2022 Annual Meeting

(560g) Associations in Reversibly Bonded Networks

Authors

Michael Rubinstein, University of North Carolina at Chapel Hill
Polymer networks present an unrealized, important, and interdisciplinary opportunity to exert molecular-level, chemical control on material macroscopic properties. Reversible network formation resulting from homobonding (A–A) associative interactions such as hydrophobic, dipolar, or other homotypic interactions includes both intra- and inter-molecular cross-linking. Intrachain association causes loop formation which serves as defects in the network, but also as stored length which may toughen the gel. Hybrid Monte Carlo/molecular dynamics simulations of a minimal coarse-grained model of polymers with associative groups distributed evenly along the chain contour and a unique “fractal cactus” model explain the looping at different scales. Meanwhile, two-component solutions with heterotypic (A–B) associations, such hydrogen bonding, metal–ligand, electrostatic, or other pairwise associative interactions, form alternately cross-linked networks with exclusively interchain associations.

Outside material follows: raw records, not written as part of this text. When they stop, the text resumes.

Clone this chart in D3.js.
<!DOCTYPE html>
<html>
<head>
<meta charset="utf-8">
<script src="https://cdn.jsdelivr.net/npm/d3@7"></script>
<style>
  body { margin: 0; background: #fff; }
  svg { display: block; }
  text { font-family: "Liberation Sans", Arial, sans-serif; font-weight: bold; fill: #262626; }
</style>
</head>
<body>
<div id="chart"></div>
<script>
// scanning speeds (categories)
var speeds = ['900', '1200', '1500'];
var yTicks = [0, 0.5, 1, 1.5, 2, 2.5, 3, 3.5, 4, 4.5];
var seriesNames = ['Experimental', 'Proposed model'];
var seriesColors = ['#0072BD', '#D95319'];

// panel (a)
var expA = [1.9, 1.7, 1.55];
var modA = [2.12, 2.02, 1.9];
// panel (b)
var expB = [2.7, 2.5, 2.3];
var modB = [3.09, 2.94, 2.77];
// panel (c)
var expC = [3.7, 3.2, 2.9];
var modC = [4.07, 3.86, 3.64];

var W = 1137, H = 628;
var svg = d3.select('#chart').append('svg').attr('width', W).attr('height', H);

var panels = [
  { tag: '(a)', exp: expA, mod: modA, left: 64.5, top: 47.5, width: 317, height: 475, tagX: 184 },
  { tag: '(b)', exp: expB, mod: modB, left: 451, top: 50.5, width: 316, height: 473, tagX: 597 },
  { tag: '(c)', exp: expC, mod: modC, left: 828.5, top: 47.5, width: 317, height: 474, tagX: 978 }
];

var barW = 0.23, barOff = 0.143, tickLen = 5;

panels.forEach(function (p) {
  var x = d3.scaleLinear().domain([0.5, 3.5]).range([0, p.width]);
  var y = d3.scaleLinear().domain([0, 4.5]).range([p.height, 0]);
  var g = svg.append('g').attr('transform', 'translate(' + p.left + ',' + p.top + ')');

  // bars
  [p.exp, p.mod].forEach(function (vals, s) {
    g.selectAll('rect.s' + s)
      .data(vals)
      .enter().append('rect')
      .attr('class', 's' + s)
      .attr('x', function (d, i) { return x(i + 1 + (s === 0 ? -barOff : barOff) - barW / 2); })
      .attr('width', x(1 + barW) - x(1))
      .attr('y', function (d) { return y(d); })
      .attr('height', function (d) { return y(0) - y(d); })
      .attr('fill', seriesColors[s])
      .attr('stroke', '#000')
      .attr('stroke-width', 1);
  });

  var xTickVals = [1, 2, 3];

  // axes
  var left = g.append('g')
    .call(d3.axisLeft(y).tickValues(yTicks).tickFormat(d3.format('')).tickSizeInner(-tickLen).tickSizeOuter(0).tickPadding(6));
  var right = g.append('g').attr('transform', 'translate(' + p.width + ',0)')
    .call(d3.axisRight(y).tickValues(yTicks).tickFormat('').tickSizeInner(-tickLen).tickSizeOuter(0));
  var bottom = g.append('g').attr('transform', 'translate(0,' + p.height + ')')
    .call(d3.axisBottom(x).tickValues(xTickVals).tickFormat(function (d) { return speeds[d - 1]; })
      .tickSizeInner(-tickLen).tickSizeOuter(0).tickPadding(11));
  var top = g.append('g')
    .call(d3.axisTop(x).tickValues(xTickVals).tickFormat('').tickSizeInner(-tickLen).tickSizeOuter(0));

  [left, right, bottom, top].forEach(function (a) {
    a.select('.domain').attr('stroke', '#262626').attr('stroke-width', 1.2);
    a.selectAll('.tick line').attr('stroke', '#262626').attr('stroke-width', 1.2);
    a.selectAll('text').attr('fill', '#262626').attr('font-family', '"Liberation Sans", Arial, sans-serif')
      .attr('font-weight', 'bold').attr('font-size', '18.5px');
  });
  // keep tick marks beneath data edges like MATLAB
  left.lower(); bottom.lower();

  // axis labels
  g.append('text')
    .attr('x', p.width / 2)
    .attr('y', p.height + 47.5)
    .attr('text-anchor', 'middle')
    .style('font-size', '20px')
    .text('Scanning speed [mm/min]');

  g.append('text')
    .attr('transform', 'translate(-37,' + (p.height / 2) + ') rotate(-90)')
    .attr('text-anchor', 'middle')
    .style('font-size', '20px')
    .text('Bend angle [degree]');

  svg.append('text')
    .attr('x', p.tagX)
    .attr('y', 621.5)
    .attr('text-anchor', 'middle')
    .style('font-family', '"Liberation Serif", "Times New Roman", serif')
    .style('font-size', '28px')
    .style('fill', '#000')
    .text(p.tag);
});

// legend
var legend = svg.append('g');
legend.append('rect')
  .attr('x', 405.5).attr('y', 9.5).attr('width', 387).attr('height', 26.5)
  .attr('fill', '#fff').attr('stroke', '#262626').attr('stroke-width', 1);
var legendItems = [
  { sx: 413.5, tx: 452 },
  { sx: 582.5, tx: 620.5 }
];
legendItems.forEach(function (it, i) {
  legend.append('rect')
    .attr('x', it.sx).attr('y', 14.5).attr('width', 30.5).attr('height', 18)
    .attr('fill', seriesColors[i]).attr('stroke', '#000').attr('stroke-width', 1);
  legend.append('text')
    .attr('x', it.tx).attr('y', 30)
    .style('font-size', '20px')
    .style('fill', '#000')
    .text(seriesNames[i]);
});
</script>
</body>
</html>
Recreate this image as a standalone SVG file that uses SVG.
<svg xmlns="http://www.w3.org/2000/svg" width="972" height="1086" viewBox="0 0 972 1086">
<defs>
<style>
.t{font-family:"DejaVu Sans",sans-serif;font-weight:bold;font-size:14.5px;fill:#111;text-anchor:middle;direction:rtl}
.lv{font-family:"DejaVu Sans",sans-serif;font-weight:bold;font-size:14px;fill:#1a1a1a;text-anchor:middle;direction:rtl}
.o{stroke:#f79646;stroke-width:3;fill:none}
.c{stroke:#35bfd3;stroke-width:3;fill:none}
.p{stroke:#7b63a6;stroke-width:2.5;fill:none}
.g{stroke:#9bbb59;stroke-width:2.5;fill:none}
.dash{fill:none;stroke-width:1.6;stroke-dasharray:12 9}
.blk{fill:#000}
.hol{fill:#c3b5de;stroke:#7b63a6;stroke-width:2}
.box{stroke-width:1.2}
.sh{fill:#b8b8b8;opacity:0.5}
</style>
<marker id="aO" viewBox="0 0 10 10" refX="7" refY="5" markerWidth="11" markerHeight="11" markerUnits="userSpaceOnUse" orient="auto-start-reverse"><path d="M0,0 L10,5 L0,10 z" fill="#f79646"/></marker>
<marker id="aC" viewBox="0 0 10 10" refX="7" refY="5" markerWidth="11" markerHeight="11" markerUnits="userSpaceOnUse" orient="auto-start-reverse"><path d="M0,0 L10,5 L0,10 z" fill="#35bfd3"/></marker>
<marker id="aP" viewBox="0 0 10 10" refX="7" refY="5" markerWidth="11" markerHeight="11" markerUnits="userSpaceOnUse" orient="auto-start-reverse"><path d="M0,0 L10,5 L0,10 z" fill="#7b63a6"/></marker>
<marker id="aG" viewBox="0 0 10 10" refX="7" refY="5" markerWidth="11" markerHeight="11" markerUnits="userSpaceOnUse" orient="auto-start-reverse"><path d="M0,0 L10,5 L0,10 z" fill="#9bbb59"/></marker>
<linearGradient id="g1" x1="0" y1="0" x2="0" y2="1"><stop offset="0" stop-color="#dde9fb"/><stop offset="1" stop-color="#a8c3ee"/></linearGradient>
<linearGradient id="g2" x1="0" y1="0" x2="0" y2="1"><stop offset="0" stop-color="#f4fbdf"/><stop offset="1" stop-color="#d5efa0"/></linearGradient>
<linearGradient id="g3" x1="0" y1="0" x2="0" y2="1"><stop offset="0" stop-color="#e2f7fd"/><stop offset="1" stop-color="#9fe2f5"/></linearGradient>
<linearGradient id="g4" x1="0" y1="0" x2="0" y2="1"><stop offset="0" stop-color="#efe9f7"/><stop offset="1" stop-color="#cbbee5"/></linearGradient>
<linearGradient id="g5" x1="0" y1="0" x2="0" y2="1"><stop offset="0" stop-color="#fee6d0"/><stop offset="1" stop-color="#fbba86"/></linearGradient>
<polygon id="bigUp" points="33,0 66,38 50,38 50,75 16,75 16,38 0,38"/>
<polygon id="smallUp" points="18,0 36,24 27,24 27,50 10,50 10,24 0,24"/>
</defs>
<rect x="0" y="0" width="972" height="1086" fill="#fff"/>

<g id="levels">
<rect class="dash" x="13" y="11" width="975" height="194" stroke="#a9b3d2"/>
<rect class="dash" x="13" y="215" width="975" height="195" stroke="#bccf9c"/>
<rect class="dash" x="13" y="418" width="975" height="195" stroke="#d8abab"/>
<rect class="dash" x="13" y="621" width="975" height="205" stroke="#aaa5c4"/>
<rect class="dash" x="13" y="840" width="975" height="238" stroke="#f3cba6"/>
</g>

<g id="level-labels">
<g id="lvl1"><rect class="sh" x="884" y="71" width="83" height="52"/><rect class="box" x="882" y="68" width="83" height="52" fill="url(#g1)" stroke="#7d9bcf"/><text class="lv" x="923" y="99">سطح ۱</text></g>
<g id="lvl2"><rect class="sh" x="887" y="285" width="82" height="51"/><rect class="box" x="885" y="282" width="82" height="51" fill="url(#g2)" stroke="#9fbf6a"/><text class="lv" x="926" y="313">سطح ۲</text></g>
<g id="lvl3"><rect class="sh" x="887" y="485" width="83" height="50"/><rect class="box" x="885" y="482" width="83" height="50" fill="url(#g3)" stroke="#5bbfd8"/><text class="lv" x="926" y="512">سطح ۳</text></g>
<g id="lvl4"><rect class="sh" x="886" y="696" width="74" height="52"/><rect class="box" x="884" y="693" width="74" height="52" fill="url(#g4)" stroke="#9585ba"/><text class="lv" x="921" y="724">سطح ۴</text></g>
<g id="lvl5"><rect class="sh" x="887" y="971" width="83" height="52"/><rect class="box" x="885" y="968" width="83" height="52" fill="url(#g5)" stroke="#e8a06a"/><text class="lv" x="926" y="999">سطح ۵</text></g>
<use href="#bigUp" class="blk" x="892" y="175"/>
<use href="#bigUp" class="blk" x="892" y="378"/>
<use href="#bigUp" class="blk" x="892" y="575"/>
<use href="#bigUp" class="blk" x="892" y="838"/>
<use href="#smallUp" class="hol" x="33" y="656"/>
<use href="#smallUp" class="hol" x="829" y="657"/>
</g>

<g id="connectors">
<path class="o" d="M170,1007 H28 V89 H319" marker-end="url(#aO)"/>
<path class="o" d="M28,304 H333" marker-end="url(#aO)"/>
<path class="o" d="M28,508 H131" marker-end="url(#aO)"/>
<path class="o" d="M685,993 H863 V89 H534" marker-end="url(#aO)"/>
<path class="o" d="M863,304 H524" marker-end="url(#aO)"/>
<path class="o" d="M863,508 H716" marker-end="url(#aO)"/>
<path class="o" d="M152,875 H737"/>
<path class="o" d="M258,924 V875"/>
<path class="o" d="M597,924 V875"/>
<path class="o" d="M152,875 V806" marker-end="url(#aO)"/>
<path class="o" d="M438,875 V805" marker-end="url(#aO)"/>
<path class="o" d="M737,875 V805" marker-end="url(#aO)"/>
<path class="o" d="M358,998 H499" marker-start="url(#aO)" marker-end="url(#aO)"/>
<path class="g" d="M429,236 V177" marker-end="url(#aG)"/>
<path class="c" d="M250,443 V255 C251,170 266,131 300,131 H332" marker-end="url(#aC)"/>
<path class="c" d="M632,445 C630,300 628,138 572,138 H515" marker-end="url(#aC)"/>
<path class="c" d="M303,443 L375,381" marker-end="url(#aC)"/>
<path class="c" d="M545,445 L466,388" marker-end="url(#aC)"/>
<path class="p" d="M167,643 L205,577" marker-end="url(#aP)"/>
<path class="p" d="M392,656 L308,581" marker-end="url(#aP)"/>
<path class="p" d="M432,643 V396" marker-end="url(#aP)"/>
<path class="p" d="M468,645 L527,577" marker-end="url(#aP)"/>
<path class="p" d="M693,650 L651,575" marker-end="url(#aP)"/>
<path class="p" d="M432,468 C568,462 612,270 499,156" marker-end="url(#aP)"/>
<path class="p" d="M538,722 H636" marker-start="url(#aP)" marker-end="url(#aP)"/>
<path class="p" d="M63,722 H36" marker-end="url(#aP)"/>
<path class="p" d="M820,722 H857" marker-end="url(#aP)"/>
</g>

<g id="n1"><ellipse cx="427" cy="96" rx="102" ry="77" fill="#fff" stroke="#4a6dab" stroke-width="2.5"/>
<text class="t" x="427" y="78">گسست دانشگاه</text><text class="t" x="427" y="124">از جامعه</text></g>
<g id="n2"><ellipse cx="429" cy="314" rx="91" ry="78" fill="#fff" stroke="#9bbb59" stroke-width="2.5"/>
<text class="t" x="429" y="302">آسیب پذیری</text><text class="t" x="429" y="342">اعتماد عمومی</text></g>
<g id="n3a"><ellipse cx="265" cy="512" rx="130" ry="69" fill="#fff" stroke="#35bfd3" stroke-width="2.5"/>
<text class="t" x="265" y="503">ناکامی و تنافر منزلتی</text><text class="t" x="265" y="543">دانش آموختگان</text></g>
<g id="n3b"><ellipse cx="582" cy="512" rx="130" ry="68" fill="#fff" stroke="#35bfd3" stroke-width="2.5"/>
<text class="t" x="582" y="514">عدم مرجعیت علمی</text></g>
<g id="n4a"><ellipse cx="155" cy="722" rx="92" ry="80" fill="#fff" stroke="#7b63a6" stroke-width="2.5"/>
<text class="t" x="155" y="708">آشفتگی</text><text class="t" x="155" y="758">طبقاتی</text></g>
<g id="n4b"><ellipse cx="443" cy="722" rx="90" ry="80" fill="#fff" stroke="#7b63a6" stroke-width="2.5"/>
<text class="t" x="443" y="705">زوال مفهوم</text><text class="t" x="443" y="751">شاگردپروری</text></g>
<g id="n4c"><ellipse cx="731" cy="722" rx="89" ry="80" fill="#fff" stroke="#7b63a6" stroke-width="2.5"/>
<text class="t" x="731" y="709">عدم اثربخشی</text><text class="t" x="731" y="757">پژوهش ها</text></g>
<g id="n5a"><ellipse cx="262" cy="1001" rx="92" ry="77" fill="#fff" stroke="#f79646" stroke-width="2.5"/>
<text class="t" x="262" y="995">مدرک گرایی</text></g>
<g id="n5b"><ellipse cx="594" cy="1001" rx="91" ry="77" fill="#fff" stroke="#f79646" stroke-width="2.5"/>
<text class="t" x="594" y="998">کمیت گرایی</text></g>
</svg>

Homogeneous A–B networks are most easily stabilized near stoichiometric conditions between A and B associative groups, resulting in a re-entrant sol–gel–sol transition as the overall composition is altered. Further, the chemical incompatibility between the A and B polymers drives a competition between attractively and repulsively-driven phase separation, leading to microphase formation and eutectic behavior. Accordingly, both homo- and hetero-binding associative interactions slow molecular relaxations leading to a more general description of the sticky rouse and reptation models.